Real estate and rental and leasing were also a leading contributor to U.S. real GDP by state growth. This industry increased 1.6 percent in 2013, down slightly from 2.2 percent in 2012. It contributed to growth in all eight BEA regions and was the leading contributor to growth in the New England region. Real estate and rental and leasing contributed 0.5 percent or more to growth in North Dakota, Nevada, and Massachusetts.

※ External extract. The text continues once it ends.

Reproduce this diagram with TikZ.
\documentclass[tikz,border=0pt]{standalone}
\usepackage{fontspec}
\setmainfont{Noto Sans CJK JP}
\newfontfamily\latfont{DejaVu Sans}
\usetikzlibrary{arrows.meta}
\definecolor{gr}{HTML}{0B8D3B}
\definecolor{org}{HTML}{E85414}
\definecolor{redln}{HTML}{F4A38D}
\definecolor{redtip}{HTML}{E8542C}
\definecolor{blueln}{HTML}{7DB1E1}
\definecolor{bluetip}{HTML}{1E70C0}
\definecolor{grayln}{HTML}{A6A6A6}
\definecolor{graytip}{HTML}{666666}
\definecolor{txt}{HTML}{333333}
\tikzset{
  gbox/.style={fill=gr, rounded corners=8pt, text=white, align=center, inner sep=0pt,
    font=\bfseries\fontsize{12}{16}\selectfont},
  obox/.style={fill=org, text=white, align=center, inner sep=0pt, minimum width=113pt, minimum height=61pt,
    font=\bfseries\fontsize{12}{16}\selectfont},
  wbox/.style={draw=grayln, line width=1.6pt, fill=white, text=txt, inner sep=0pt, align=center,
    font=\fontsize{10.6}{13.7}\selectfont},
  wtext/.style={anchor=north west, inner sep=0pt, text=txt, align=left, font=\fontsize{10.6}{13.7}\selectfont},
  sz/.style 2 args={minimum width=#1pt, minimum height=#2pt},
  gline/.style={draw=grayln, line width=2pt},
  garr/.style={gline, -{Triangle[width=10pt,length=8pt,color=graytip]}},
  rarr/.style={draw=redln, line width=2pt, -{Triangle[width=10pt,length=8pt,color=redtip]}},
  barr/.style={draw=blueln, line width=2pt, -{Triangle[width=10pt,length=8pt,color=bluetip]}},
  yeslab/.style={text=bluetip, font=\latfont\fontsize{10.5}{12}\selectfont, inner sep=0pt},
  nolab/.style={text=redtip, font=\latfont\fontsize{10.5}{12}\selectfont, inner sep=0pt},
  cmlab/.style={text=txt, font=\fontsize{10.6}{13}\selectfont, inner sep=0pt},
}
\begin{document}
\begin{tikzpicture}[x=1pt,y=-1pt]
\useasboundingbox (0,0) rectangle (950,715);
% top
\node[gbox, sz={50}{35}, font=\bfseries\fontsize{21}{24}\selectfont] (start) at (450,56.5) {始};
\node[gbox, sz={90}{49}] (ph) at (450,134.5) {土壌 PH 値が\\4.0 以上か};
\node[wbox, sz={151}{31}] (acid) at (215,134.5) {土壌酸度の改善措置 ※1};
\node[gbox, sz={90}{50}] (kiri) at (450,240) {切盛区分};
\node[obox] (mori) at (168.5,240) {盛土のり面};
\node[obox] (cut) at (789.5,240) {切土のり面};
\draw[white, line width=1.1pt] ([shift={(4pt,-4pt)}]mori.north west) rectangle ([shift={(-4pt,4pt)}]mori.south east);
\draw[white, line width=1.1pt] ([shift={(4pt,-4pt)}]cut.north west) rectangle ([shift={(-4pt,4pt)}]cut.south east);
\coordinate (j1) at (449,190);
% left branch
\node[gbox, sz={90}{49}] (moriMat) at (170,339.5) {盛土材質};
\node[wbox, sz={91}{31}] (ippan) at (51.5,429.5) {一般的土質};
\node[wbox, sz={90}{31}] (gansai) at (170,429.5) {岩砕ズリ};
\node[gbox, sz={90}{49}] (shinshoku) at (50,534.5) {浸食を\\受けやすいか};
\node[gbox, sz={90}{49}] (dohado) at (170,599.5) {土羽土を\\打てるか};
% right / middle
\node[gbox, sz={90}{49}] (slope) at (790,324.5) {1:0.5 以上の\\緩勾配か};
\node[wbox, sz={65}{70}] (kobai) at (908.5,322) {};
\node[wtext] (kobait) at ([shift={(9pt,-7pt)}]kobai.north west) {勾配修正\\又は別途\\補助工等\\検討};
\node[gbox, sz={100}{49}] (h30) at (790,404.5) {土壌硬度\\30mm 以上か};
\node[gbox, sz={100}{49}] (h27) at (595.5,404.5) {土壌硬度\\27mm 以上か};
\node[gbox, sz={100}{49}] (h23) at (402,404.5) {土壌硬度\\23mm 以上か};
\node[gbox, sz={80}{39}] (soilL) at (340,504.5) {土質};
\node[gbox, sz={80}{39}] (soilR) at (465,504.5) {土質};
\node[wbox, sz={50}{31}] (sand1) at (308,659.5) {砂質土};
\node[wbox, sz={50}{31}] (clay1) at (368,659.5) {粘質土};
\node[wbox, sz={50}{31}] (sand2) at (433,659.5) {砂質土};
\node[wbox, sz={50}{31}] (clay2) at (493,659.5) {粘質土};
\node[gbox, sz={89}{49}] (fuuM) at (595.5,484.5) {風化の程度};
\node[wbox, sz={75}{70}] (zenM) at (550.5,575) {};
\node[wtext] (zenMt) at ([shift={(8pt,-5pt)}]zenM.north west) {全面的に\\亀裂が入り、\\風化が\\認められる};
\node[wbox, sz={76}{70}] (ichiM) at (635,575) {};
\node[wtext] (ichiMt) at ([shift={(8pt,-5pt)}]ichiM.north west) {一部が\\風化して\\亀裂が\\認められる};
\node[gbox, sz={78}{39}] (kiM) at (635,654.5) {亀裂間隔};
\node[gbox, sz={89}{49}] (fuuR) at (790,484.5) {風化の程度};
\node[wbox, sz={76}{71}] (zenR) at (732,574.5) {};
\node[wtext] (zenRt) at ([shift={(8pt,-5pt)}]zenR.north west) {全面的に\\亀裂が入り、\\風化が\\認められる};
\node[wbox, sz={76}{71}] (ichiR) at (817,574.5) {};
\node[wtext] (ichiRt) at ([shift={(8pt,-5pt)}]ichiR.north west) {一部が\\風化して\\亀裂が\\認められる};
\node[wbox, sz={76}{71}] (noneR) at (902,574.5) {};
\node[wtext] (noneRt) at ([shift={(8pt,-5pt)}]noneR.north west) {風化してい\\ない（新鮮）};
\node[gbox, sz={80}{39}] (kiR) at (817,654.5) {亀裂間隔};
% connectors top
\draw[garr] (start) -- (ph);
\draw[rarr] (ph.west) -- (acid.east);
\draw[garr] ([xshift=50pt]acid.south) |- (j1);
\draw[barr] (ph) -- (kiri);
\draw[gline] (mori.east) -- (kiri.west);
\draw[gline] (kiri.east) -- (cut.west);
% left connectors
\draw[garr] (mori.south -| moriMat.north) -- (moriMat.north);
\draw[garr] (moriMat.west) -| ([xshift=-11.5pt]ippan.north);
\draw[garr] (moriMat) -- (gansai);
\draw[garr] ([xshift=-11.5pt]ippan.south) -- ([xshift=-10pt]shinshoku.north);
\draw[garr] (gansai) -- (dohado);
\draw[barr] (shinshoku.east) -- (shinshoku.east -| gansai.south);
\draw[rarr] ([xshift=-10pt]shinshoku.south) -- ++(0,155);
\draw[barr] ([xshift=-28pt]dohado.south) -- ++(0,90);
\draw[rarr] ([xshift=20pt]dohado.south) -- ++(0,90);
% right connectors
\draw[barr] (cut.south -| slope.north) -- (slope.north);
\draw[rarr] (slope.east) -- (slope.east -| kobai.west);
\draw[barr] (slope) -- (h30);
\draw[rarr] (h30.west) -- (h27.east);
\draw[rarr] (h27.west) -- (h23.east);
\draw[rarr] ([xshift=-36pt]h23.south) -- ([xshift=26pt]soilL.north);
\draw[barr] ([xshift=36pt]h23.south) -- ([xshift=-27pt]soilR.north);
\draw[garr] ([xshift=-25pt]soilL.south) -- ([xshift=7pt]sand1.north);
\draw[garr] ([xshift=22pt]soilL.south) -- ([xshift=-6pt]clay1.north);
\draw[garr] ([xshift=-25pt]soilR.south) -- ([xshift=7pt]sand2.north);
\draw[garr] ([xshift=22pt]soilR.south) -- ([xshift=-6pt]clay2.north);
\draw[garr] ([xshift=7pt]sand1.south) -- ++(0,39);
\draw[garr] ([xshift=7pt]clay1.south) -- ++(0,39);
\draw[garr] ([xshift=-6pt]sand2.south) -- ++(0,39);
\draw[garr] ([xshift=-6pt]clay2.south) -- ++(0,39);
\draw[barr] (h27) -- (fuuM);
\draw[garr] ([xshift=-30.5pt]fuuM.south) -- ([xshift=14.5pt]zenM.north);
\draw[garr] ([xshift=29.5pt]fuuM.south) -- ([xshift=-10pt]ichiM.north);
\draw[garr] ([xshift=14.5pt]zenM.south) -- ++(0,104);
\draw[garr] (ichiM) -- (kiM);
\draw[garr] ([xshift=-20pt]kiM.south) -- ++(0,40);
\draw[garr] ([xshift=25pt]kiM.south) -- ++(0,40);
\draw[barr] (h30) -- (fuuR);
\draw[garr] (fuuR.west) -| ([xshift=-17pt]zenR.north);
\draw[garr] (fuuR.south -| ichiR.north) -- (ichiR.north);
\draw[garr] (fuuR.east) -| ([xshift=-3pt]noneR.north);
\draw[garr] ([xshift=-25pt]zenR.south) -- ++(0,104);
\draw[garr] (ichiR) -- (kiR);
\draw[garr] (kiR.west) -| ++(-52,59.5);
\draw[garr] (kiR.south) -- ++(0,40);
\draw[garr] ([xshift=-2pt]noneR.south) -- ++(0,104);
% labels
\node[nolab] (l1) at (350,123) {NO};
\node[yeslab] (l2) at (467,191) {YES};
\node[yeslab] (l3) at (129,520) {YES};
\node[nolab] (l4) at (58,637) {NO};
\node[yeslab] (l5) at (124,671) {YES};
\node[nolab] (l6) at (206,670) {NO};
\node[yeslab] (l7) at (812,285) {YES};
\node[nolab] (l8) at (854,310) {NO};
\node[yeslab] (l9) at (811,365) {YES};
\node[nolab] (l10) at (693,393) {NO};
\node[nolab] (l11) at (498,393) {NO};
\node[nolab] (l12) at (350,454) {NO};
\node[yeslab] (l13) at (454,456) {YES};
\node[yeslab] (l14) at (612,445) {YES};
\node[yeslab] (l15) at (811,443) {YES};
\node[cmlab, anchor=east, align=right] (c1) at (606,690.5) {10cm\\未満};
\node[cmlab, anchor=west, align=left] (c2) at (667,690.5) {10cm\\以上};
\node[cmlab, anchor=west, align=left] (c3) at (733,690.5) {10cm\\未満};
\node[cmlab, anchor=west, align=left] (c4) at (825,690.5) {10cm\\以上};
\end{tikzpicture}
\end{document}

Agriculture, forestry, fishing, and hunting contributed to real GDP growth in all eight BEA regions and in 49 states and the District of Columbia. It was the largest contributor to the growth of GDP in the Plains region. This industry contributed 1.36 percentage points or more to growth in North Dakota, South Dakota, Iowa, and Nebraska.

POTENTIAL FOR 2014
Looking ahead, GDP growth may also be strong in 2014 for Arkansas. Mark Zandi, chief economist for Moody’s Analytics, also reported Wednesday that U.S. economic growth “looks set to accelerate in the coming months, although significant challenges still remain.”

He said real GDP is tracking near 4% in the second quarter, with some of the strength coming from the rebound in activity from the unusual first quarter winter weather. And while Zandi does not anticipate continued 4% real GDP growth, he said second quarter results suggest “consistently stronger growth in coming quarters.”

However, Zandi also noted that U.S. employment is not keeping pace with GDP growth.

“Although the labor market has improved, unemployment and underemployment remain frustratingly high,” Zandi said in his report. “Job‐market slack is estimated at nearly 2% of the labor force. For context, in the wake of the tech‐bust in 2000, job‐market slack peaked at no more than 1% of the labor force.”

Continuing, Zandi wrote: “The U.S. recovery completes its fifth year this month. This is significant, as the average expansion since World War II has been about as long. But it is also a disappointment, because the economy has yet to experience the rapid growth that has characterized past recoveries.”